Here is an easy rule of thumb. If your needle goes out towards the edge of the project when you stitch, it is technically the blanket stitch. If your needle goes towards the center of the project, it is the buttonhole stitch. We get the stitches confused today because they are often used for the same job. For example, in Hardanger embroidery it is very important to have a secure stitched edge around your piece before you cut the threads to create the doily or runner shape. Either stitch would be appropriate for this job. So which stitch should be used when?
Even the experts can add to the confusion!
- The Complete Needlepoint Guide references the buttonhole and blanket stitch as the same stitch.
- It was interesting to note that in Carolyn Ambuter’s The Open Canvas (published in 1982) under the Hardanger section she recommends adding an outer buttonhole edge along the top of a finished buttonhole edge. It gives a scalloped look to edge. The stitch she shows as the foundation buttonhole edge is actually the blanket stitch because she shows the needle going towards the edge of the fabric.

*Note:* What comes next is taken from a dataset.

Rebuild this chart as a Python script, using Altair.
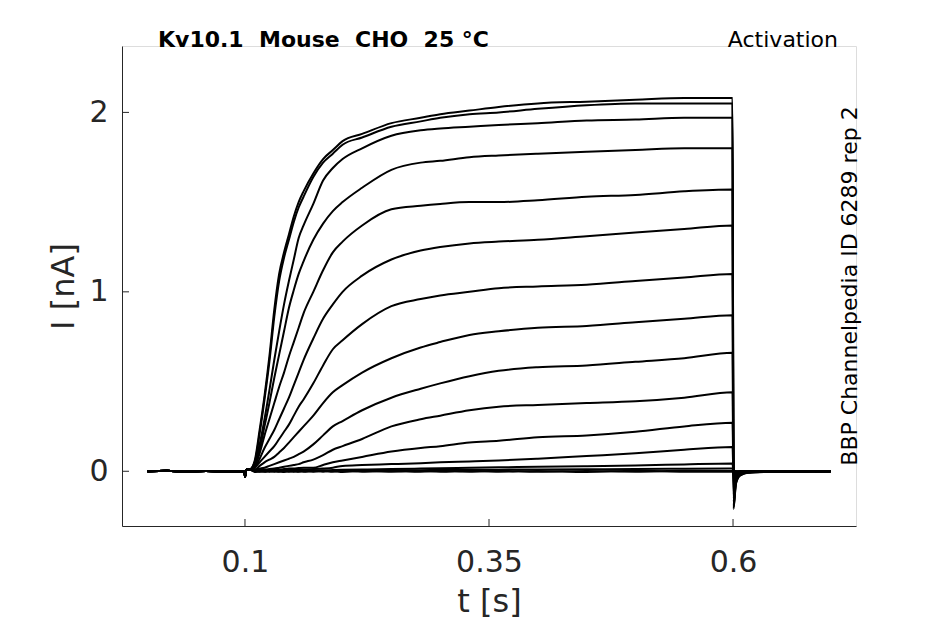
import altair as alt
import pandas as pd

# ---- data ----
NB = "\u00a0"
TITLE_LEFT = f"Kv10.1{NB} Mouse{NB} CHO{NB} 25 °C"
TITLE_RIGHT = "Activation"
SIDE_TEXT = "BBP Channelpedia ID 6289 rep 2"
X_TITLE = "t [s]"
Y_TITLE = "I [nA]"
X_TICKS = [0.1, 0.35, 0.6]
Y_TICKS = [0, 1, 2]

# shared holding / pre-step baseline
TIME_PRE = [0.0, 0.02, 0.04, 0.06, 0.08, 0.0995, 0.1, 0.1015, 0.105]
I_PRE = [0.0, 0.003, -0.003, 0.002, -0.002, 0.0, -0.03, 0.008, 0.01]

# test pulse part
TIME_STEP = [0.11, 0.115, 0.12, 0.125, 0.13, 0.135, 0.14, 0.145, 0.15, 0.155,
             0.16, 0.17, 0.18, 0.19, 0.2, 0.22, 0.25, 0.28, 0.3, 0.33,
             0.36, 0.4, 0.45, 0.5, 0.55, 0.5995]
# after the step back
TIME_TAIL = [0.6005, 0.603, 0.607, 0.615, 0.65, 0.7]

T1 = [0.06, 0.23, 0.42, 0.64, 0.90, 1.10, 1.22, 1.32, 1.42, 1.50, 1.56, 1.66, 1.74, 1.79, 1.84, 1.88, 1.94, 1.97, 1.99, 2.01, 2.03, 2.05, 2.06, 2.07, 2.08, 2.08]
T2 = [0.05, 0.21, 0.40, 0.61, 0.86, 1.06, 1.19, 1.29, 1.39, 1.47, 1.53, 1.64, 1.72, 1.77, 1.82, 1.86, 1.92, 1.95, 1.97, 1.99, 2.00, 2.02, 2.04, 2.05, 2.05, 2.05]
T3 = [0.05, 0.15, 0.29, 0.45, 0.62, 0.78, 0.93, 1.06, 1.18, 1.30, 1.37, 1.49, 1.62, 1.69, 1.74, 1.80, 1.87, 1.90, 1.91, 1.92, 1.93, 1.94, 1.955, 1.96, 1.97, 1.97]
T4 = [0.04, 0.12, 0.25, 0.38, 0.52, 0.65, 0.78, 0.91, 1.01, 1.10, 1.17, 1.29, 1.38, 1.45, 1.50, 1.58, 1.68, 1.72, 1.73, 1.75, 1.76, 1.77, 1.78, 1.79, 1.80, 1.80]
T5 = [0.03, 0.10, 0.20, 0.29, 0.38, 0.47, 0.55, 0.64, 0.72, 0.80, 0.88, 1.00, 1.12, 1.22, 1.28, 1.37, 1.46, 1.48, 1.49, 1.50, 1.50, 1.51, 1.53, 1.54, 1.56, 1.57]
T6 = [0.02, 0.07, 0.13, 0.18, 0.23, 0.29, 0.35, 0.41, 0.48, 0.55, 0.62, 0.74, 0.85, 0.93, 1.00, 1.09, 1.18, 1.23, 1.25, 1.27, 1.28, 1.29, 1.31, 1.33, 1.35, 1.37]
T7 = [0.02, 0.05, 0.08, 0.11, 0.14, 0.18, 0.22, 0.26, 0.31, 0.36, 0.40, 0.49, 0.59, 0.68, 0.73, 0.82, 0.92, 0.96, 0.98, 1.00, 1.02, 1.03, 1.04, 1.06, 1.08, 1.10]
T8 = [0.01, 0.03, 0.05, 0.065, 0.08, 0.105, 0.13, 0.16, 0.19, 0.22, 0.25, 0.31, 0.38, 0.44, 0.48, 0.55, 0.63, 0.69, 0.72, 0.76, 0.78, 0.80, 0.81, 0.83, 0.85, 0.87]
T9 = [0.01, 0.015, 0.02, 0.03, 0.04, 0.05, 0.06, 0.07, 0.08, 0.095, 0.11, 0.15, 0.20, 0.25, 0.28, 0.34, 0.41, 0.46, 0.49, 0.53, 0.56, 0.58, 0.59, 0.61, 0.63, 0.66]
T10 = [0.005, 0.01, 0.01, 0.012, 0.015, 0.02, 0.025, 0.03, 0.035, 0.04, 0.05, 0.065, 0.09, 0.12, 0.14, 0.18, 0.25, 0.29, 0.31, 0.34, 0.36, 0.37, 0.38, 0.39, 0.41, 0.44]
T11 = [0.0, 0.005, 0.005, 0.008, 0.01, 0.01, 0.012, 0.015, 0.015, 0.018, 0.02, 0.02, 0.035, 0.05, 0.06, 0.08, 0.11, 0.13, 0.14, 0.16, 0.17, 0.19, 0.20, 0.22, 0.25, 0.27]
T12 = [0.0, 0.0, 0.0, 0.003, 0.005, 0.005, 0.006, 0.008, 0.008, 0.01, 0.01, 0.012, 0.015, 0.02, 0.03, 0.035, 0.04, 0.045, 0.05, 0.055, 0.06, 0.07, 0.085, 0.10, 0.12, 0.135]
T13 = [0.0, 0.0, 0.0, 0.0, 0.0, 0.0, 0.0, 0.0, 0.0, 0.0, 0.003, 0.005, 0.005, 0.007, 0.008, 0.01, 0.012, 0.015, 0.017, 0.02, 0.022, 0.025, 0.028, 0.032, 0.038, 0.043]
T14 = [0.0, 0.0, 0.0, 0.0, 0.0, 0.0, 0.0, 0.0, 0.0, 0.0, 0.0, 0.0, 0.002, 0.002, 0.003, 0.004, 0.005, 0.006, 0.007, 0.008, 0.009, 0.01, 0.011, 0.012, 0.014, 0.015]
T15 = [0.003, -0.003, 0.002, -0.002, 0.003, -0.003, 0.002, -0.002, 0.003, -0.003, 0.002, -0.002, 0.003, -0.003, 0.002, -0.002, 0.003, -0.003, 0.002, -0.002, 0.003, -0.003, 0.002, -0.002, 0.003, 0.002]
T16 = [-0.004, 0.002, -0.003, 0.003, -0.002, 0.002, -0.004, 0.003, -0.002, 0.002, -0.003, 0.003, -0.002, 0.002, -0.004, 0.003, -0.002, 0.002, -0.003, 0.003, -0.002, 0.002, -0.004, 0.003, -0.002, -0.003]

TAIL1 = [-0.21, -0.07, -0.025, -0.008, 0.0, 0.0]
TAIL2 = [-0.20, -0.065, -0.024, -0.007, 0.002, 0.0]
TAIL3 = [-0.19, -0.06, -0.022, -0.007, -0.002, 0.0]
TAIL4 = [-0.17, -0.055, -0.02, -0.006, 0.002, 0.0]
TAIL5 = [-0.15, -0.05, -0.018, -0.005, -0.002, 0.0]
TAIL6 = [-0.13, -0.045, -0.016, -0.005, 0.002, 0.0]
TAIL7 = [-0.11, -0.04, -0.014, -0.004, -0.002, 0.0]
TAIL8 = [-0.09, -0.035, -0.012, -0.004, 0.002, 0.0]
TAIL9 = [-0.07, -0.03, -0.01, -0.003, -0.002, 0.0]
TAIL10 = [-0.05, -0.022, -0.008, -0.003, 0.002, 0.0]
TAIL11 = [-0.035, -0.016, -0.006, -0.002, -0.002, 0.0]
TAIL12 = [-0.02, -0.01, -0.004, -0.002, 0.002, 0.0]
TAIL13 = [-0.01, -0.005, -0.002, 0.0, -0.002, 0.0]
TAIL14 = [-0.005, -0.003, -0.001, 0.0, 0.002, 0.0]
TAIL15 = [0.0, 0.002, -0.002, 0.0, -0.002, 0.0]
TAIL16 = [0.0, -0.002, 0.002, 0.0, 0.002, 0.0]

STEPS = [T1, T2, T3, T4, T5, T6, T7, T8, T9, T10, T11, T12, T13, T14, T15, T16]
TAILS = [TAIL1, TAIL2, TAIL3, TAIL4, TAIL5, TAIL6, TAIL7, TAIL8, TAIL9, TAIL10,
         TAIL11, TAIL12, TAIL13, TAIL14, TAIL15, TAIL16]

rows = []
for k, (step, tail) in enumerate(zip(STEPS, TAILS)):
    times = TIME_PRE + TIME_STEP + TIME_TAIL
    vals = I_PRE + step + tail
    for t, v in zip(times, vals):
        rows.append({"trace": k, "t": t, "I": v})
df = pd.DataFrame(rows)

INK = "#262626"
FONT = "DejaVu Sans"
W, H = 734, 480

xscale = alt.Scale(domain=[-0.026, 0.726], nice=False, zero=False)
yscale = alt.Scale(domain=[-0.305, 2.37], nice=False, zero=False)

lines = alt.Chart(df).mark_line(color="black", strokeWidth=2, interpolate="monotone").encode(
    x=alt.X("t:Q", scale=xscale,
            axis=alt.Axis(values=X_TICKS, format="~g", title=X_TITLE, ticks=False,
                          grid=False, domainColor=INK, labelColor=INK,
                          labelFont=FONT, labelFontSize=30, labelPadding=21,
                          titleFont=FONT, titleFontSize=32, titleFontWeight="normal",
                          titleColor=INK, titlePadding=9)),
    y=alt.Y("I:Q", scale=yscale,
            axis=alt.Axis(values=Y_TICKS, format="d", title=Y_TITLE, ticks=False,
                          grid=False, domainColor=INK, labelColor=INK,
                          labelFont=FONT, labelFontSize=30, labelPadding=14,
                          titleFont=FONT, titleFontSize=32, titleFontWeight="normal",
                          titleColor=INK, titlePadding=8)),
    detail="trace:N",
)

xt = alt.Chart(pd.DataFrame({"v": X_TICKS})).mark_rule(color=INK, strokeWidth=1).encode(
    x=alt.X("v:Q", scale=xscale), y=alt.value(H), y2=alt.value(H - 7))
yt = alt.Chart(pd.DataFrame({"v": Y_TICKS})).mark_rule(color=INK, strokeWidth=1).encode(
    y=alt.Y("v:Q", scale=yscale), x=alt.value(0), x2=alt.value(7))

t_left = alt.Chart(pd.DataFrame({"s": [TITLE_LEFT]})).mark_text(
    font=FONT, fontSize=22, fontWeight="bold", color="black", align="left",
    baseline="alphabetic").encode(text="s:N", x=alt.value(36), y=alt.value(1))
t_right = alt.Chart(pd.DataFrame({"s": [TITLE_RIGHT]})).mark_text(
    font=FONT, fontSize=22, color="black", align="right",
    baseline="alphabetic").encode(text="s:N", x=alt.value(716), y=alt.value(1))
t_side = alt.Chart(pd.DataFrame({"s": [SIDE_TEXT]})).mark_text(
    font=FONT, fontSize=22, color="black", align="center", angle=270,
    baseline="alphabetic").encode(text="s:N", x=alt.value(735), y=alt.value(H / 2))

chart = alt.layer(lines, xt, yt, t_left, t_right, t_side).properties(
    width=W, height=H,
    autosize=alt.AutoSizeParams(type="none"),
    padding={"left": 114, "top": 38, "right": 80, "bottom": 96},
).configure_view(stroke=None).configure(background="white")

chart.save("out.html", embed_options={"renderer": "svg", "actions": False})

Please note, this book is an excellent resource if you can find a copy in a used book store!
- Another great find in a used book store is the Good Housekeeping New Complete Book of Needlecraft by Vera P. Guild (published in 1959). The two stitches are shown correctly illustrated and labeled. In a section on adding picots to buttonhole stitches, it is the blanket stitch being used.
- The Encyclopedia of Needlework by Therese de Dillmont (published in 1886) has a reference to blanket, or button-hole stitch on page 76. This classic reference book can be viewed on line in its entirety. If you go to the website and click on Chapter 5 – whitework, you can see the actual reference and photo on line. Some copies have the DMC emblem on the inside book covers; in the 19th century DMC established strong links with the famous embroiderer. The friendship between Therese and Jean Dollfus-Mieg (of DMC) led her to move close to the company. She founded her own embroidery school in close cooperation with DMC.
There are several authors trying to set the record straight.
- Carol Pedersen’s Hardanger Tips, Tricks and Fix-Its book has two pages devoted to these stitches, their differences, turning corners, and changing threads.
- See an article by Marion Scoular on this subject at Heritage Shoppe. There are stitch diagrams here showing the difference.
So, after all that, which stitch should you use? If the purpose of the stitch is to reinforce the edge when the fabric is cut away, then it may depend upon your stitching style and the thread count of the fabric. If you are using a finer thread count, say 32 count, you should be able to do a blanket stitch. The stitches are small and close together. On a 25- or 28-count fabric you should be able to do a blanket stitch if you make them tight. If you have a loose stitch you may have better luck with the buttonhole stitch. On a 22-count or larger fabric, you are probably better off with the buttonhole stitch because the stitches just aren’t as close together.
How to Do The Stitch
There is a great series of charts for the blanket stitch.
Here is another resource with instruction for both stitches. It comes from a website dealing with US history and this is a reference about these two stitches as they pertain to buttonholes in the 1800’s.
Here’s what the article says about the buttonhole stitch.
"You can sew the buttonhole stitch in any direction. Hold the thread along the top edge of the material, with the end pointing in the direction you are going to sew. Make a loop, with the top of the loop pointing upward. Inserting the needle through the loop, then into the fabric from the wrong side and then through the large loop left on the right side of the material. Tighten your stitch, keeping the purl on top by see-sawing the thread and using your fingernail. The additional stitches are created by arching the thread over the right side opening of the buttonhole in the direction you are sewing, then looping down and back around in the opposite direction your are sewing, through the loop at the top, then through the material from the wrong side about 1/16th of an inch from the last stitch, through the large loop on the right side and then tightening as before. Continue doing this all the way around the buttonhole until done."
Here is the blanket stitch.
Here is the buttonhole stitch.
It may be hard to tell from these photos, but the buttonhole stitch was much neater. Because of its construction, it naturally made the stitches tighter. The buttonhole stitch also took less thread!
Prior to stitching, run your thread through a thread conditioner like Thread Heaven. This will strengthen the thread and prevent twisting while sewing the edge whether you are doing a buttonhole or blanket stitch.